Would you transcribe the listing that follows, character for character, and omit its images?

COLLECTED DATA ::
** Start **

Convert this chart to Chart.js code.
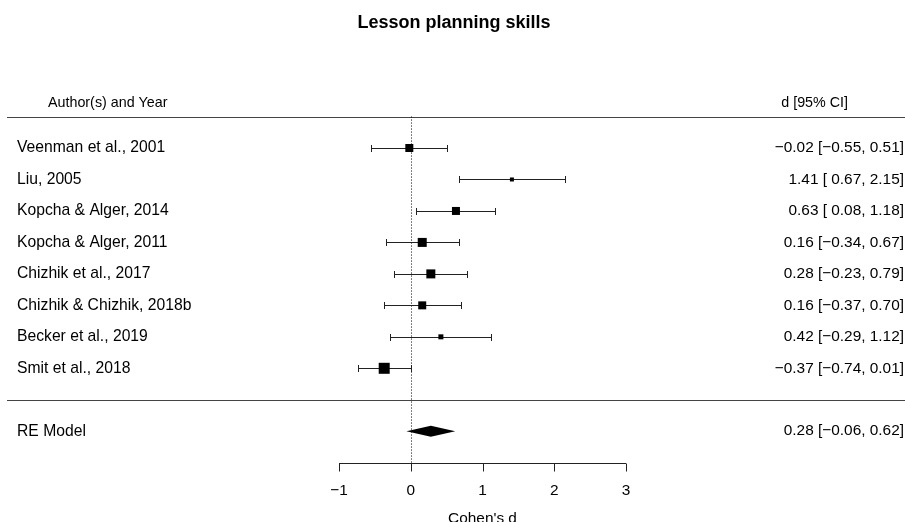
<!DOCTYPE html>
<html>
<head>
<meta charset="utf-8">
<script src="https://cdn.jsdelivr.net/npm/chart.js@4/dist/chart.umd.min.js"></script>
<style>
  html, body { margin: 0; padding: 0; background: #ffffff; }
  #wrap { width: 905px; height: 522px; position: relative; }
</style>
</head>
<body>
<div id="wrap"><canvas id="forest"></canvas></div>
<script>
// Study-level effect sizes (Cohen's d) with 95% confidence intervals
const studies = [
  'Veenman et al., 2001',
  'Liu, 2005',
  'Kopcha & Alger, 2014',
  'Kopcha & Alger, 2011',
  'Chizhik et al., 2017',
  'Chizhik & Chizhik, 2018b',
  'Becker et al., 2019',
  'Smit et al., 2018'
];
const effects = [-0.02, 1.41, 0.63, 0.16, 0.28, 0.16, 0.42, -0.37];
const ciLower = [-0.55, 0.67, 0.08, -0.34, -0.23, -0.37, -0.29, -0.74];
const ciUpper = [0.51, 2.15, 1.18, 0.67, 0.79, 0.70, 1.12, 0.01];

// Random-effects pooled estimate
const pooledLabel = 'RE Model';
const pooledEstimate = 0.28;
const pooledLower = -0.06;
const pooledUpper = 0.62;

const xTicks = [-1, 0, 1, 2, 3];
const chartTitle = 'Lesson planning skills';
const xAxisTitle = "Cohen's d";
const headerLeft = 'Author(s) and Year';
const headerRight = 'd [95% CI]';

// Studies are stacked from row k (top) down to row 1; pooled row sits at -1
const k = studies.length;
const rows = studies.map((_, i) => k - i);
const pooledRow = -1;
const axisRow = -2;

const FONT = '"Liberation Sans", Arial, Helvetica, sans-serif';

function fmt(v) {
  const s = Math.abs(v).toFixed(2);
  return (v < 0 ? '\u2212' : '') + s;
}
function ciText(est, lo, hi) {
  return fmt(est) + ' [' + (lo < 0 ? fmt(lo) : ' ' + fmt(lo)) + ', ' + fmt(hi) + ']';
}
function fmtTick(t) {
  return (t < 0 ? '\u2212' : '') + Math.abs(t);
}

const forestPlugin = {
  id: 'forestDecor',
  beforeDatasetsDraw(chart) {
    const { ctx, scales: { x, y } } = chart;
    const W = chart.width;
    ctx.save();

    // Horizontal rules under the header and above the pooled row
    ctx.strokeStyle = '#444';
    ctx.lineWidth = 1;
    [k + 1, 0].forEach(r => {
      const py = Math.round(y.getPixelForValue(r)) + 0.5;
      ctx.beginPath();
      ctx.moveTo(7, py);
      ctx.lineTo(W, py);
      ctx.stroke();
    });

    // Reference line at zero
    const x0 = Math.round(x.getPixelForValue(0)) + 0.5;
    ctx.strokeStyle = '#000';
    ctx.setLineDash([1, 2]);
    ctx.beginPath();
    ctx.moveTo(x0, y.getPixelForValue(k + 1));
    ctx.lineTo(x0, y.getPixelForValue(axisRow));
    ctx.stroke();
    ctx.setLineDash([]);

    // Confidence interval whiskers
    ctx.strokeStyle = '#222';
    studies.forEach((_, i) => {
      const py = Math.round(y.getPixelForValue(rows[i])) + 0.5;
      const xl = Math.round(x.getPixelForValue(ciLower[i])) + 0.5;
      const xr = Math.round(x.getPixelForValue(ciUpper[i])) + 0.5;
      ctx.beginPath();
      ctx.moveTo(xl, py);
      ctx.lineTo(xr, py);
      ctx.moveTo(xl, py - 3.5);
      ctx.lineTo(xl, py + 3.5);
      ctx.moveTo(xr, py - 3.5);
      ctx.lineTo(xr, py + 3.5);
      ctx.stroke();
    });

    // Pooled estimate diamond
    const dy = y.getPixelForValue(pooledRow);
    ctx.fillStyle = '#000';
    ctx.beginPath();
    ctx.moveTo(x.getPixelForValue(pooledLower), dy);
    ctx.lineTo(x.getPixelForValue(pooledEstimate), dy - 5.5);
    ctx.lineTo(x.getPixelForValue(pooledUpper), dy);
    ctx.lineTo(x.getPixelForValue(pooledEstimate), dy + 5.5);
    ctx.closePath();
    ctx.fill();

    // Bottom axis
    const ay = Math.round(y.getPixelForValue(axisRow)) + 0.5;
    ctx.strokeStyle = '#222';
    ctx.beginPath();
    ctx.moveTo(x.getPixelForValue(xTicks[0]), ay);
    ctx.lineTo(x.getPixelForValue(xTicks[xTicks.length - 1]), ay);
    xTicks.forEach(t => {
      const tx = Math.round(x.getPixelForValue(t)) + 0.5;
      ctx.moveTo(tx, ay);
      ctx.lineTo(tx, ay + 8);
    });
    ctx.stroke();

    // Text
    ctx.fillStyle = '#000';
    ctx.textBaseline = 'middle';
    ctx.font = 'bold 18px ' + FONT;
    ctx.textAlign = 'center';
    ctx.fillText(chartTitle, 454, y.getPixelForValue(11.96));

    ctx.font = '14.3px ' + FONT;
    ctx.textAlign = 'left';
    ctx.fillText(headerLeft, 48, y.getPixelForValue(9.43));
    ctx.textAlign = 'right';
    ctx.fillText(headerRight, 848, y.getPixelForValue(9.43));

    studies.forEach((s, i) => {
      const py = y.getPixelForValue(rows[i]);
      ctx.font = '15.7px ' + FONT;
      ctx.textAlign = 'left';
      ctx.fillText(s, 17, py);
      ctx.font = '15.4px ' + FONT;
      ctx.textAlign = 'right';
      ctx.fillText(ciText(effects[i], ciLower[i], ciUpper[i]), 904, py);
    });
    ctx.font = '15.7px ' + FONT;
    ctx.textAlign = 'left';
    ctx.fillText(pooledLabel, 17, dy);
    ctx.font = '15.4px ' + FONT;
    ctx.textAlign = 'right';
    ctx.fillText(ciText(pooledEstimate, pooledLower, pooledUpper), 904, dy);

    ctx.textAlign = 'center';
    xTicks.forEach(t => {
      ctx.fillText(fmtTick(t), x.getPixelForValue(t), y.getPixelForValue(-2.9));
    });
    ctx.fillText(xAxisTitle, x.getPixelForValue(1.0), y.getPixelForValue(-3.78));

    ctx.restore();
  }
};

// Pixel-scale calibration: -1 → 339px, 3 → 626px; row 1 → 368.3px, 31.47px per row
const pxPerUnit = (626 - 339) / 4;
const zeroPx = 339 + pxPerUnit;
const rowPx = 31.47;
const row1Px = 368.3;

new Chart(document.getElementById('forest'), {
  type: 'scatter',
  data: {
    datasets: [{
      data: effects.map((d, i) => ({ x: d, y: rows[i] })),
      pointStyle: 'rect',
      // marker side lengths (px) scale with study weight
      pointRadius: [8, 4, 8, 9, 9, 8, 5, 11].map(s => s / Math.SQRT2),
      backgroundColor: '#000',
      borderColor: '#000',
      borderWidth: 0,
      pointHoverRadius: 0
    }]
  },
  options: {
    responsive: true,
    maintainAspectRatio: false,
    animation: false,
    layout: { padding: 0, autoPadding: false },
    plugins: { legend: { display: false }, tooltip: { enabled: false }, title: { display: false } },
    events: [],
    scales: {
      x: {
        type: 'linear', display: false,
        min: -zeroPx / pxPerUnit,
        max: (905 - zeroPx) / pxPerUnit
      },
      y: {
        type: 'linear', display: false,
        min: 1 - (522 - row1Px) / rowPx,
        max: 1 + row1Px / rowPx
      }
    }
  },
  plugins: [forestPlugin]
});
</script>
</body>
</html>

** End **

ANSWER FOR THIS EXERCISE ::
Convert this chart to Chart.js code.
<!DOCTYPE html>
<html>
<head>
<meta charset="utf-8">
<script src="https://cdn.jsdelivr.net/npm/chart.js@4/dist/chart.umd.min.js"></script>
<style>
  html, body { margin: 0; padding: 0; background: #ffffff; }
  #wrap { width: 905px; height: 522px; position: relative; }
</style>
</head>
<body>
<div id="wrap"><canvas id="forest"></canvas></div>
<script>
// Study-level effect sizes (Cohen's d) with 95% confidence intervals
const studies = [
  'Veenman et al., 2001',
  'Liu, 2005',
  'Kopcha & Alger, 2014',
  'Kopcha & Alger, 2011',
  'Chizhik et al., 2017',
  'Chizhik & Chizhik, 2018b',
  'Becker et al., 2019',
  'Smit et al., 2018'
];
const effects = [-0.02, 1.41, 0.63, 0.16, 0.28, 0.16, 0.42, -0.37];
const ciLower = [-0.55, 0.67, 0.08, -0.34, -0.23, -0.37, -0.29, -0.74];
const ciUpper = [0.51, 2.15, 1.18, 0.67, 0.79, 0.70, 1.12, 0.01];

// Random-effects pooled estimate
const pooledLabel = 'RE Model';
const pooledEstimate = 0.28;
const pooledLower = -0.06;
const pooledUpper = 0.62;

const xTicks = [-1, 0, 1, 2, 3];
const chartTitle = 'Lesson planning skills';
const xAxisTitle = "Cohen's d";
const headerLeft = 'Author(s) and Year';
const headerRight = 'd [95% CI]';

// Studies are stacked from row k (top) down to row 1; pooled row sits at -1
const k = studies.length;
const rows = studies.map((_, i) => k - i);
const pooledRow = -1;
const axisRow = -2;

const FONT = '"Liberation Sans", Arial, Helvetica, sans-serif';

function fmt(v) {
  const s = Math.abs(v).toFixed(2);
  return (v < 0 ? '\u2212' : '') + s;
}
function ciText(est, lo, hi) {
  return fmt(est) + ' [' + (lo < 0 ? fmt(lo) : ' ' + fmt(lo)) + ', ' + fmt(hi) + ']';
}
function fmtTick(t) {
  return (t < 0 ? '\u2212' : '') + Math.abs(t);
}

const forestPlugin = {
  id: 'forestDecor',
  beforeDatasetsDraw(chart) {
    const { ctx, scales: { x, y } } = chart;
    const W = chart.width;
    ctx.save();

    // Horizontal rules under the header and above the pooled row
    ctx.strokeStyle = '#444';
    ctx.lineWidth = 1;
    [k + 1, 0].forEach(r => {
      const py = Math.round(y.getPixelForValue(r)) + 0.5;
      ctx.beginPath();
      ctx.moveTo(7, py);
      ctx.lineTo(W, py);
      ctx.stroke();
    });

    // Reference line at zero
    const x0 = Math.round(x.getPixelForValue(0)) + 0.5;
    ctx.strokeStyle = '#000';
    ctx.setLineDash([1, 2]);
    ctx.beginPath();
    ctx.moveTo(x0, y.getPixelForValue(k + 1));
    ctx.lineTo(x0, y.getPixelForValue(axisRow));
    ctx.stroke();
    ctx.setLineDash([]);

    // Confidence interval whiskers
    ctx.strokeStyle = '#222';
    studies.forEach((_, i) => {
      const py = Math.round(y.getPixelForValue(rows[i])) + 0.5;
      const xl = Math.round(x.getPixelForValue(ciLower[i])) + 0.5;
      const xr = Math.round(x.getPixelForValue(ciUpper[i])) + 0.5;
      ctx.beginPath();
      ctx.moveTo(xl, py);
      ctx.lineTo(xr, py);
      ctx.moveTo(xl, py - 3.5);
      ctx.lineTo(xl, py + 3.5);
      ctx.moveTo(xr, py - 3.5);
      ctx.lineTo(xr, py + 3.5);
      ctx.stroke();
    });

    // Pooled estimate diamond
    const dy = y.getPixelForValue(pooledRow);
    ctx.fillStyle = '#000';
    ctx.beginPath();
    ctx.moveTo(x.getPixelForValue(pooledLower), dy);
    ctx.lineTo(x.getPixelForValue(pooledEstimate), dy - 5.5);
    ctx.lineTo(x.getPixelForValue(pooledUpper), dy);
    ctx.lineTo(x.getPixelForValue(pooledEstimate), dy + 5.5);
    ctx.closePath();
    ctx.fill();

    // Bottom axis
    const ay = Math.round(y.getPixelForValue(axisRow)) + 0.5;
    ctx.strokeStyle = '#222';
    ctx.beginPath();
    ctx.moveTo(x.getPixelForValue(xTicks[0]), ay);
    ctx.lineTo(x.getPixelForValue(xTicks[xTicks.length - 1]), ay);
    xTicks.forEach(t => {
      const tx = Math.round(x.getPixelForValue(t)) + 0.5;
      ctx.moveTo(tx, ay);
      ctx.lineTo(tx, ay + 8);
    });
    ctx.stroke();

    // Text
    ctx.fillStyle = '#000';
    ctx.textBaseline = 'middle';
    ctx.font = 'bold 18px ' + FONT;
    ctx.textAlign = 'center';
    ctx.fillText(chartTitle, 454, y.getPixelForValue(11.96));

    ctx.font = '14.3px ' + FONT;
    ctx.textAlign = 'left';
    ctx.fillText(headerLeft, 48, y.getPixelForValue(9.43));
    ctx.textAlign = 'right';
    ctx.fillText(headerRight, 848, y.getPixelForValue(9.43));

    studies.forEach((s, i) => {
      const py = y.getPixelForValue(rows[i]);
      ctx.font = '15.7px ' + FONT;
      ctx.textAlign = 'left';
      ctx.fillText(s, 17, py);
      ctx.font = '15.4px ' + FONT;
      ctx.textAlign = 'right';
      ctx.fillText(ciText(effects[i], ciLower[i], ciUpper[i]), 904, py);
    });
    ctx.font = '15.7px ' + FONT;
    ctx.textAlign = 'left';
    ctx.fillText(pooledLabel, 17, dy);
    ctx.font = '15.4px ' + FONT;
    ctx.textAlign = 'right';
    ctx.fillText(ciText(pooledEstimate, pooledLower, pooledUpper), 904, dy);

    ctx.textAlign = 'center';
    xTicks.forEach(t => {
      ctx.fillText(fmtTick(t), x.getPixelForValue(t), y.getPixelForValue(-2.9));
    });
    ctx.fillText(xAxisTitle, x.getPixelForValue(1.0), y.getPixelForValue(-3.78));

    ctx.restore();
  }
};

// Pixel-scale calibration: -1 → 339px, 3 → 626px; row 1 → 368.3px, 31.47px per row
const pxPerUnit = (626 - 339) / 4;
const zeroPx = 339 + pxPerUnit;
const rowPx = 31.47;
const row1Px = 368.3;

new Chart(document.getElementById('forest'), {
  type: 'scatter',
  data: {
    datasets: [{
      data: effects.map((d, i) => ({ x: d, y: rows[i] })),
      pointStyle: 'rect',
      // marker side lengths (px) scale with study weight
      pointRadius: [8, 4, 8, 9, 9, 8, 5, 11].map(s => s / Math.SQRT2),
      backgroundColor: '#000',
      borderColor: '#000',
      borderWidth: 0,
      pointHoverRadius: 0
    }]
  },
  options: {
    responsive: true,
    maintainAspectRatio: false,
    animation: false,
    layout: { padding: 0, autoPadding: false },
    plugins: { legend: { display: false }, tooltip: { enabled: false }, title: { display: false } },
    events: [],
    scales: {
      x: {
        type: 'linear', display: false,
        min: -zeroPx / pxPerUnit,
        max: (905 - zeroPx) / pxPerUnit
      },
      y: {
        type: 'linear', display: false,
        min: 1 - (522 - row1Px) / rowPx,
        max: 1 + row1Px / rowPx
      }
    }
  },
  plugins: [forestPlugin]
});
</script>
</body>
</html>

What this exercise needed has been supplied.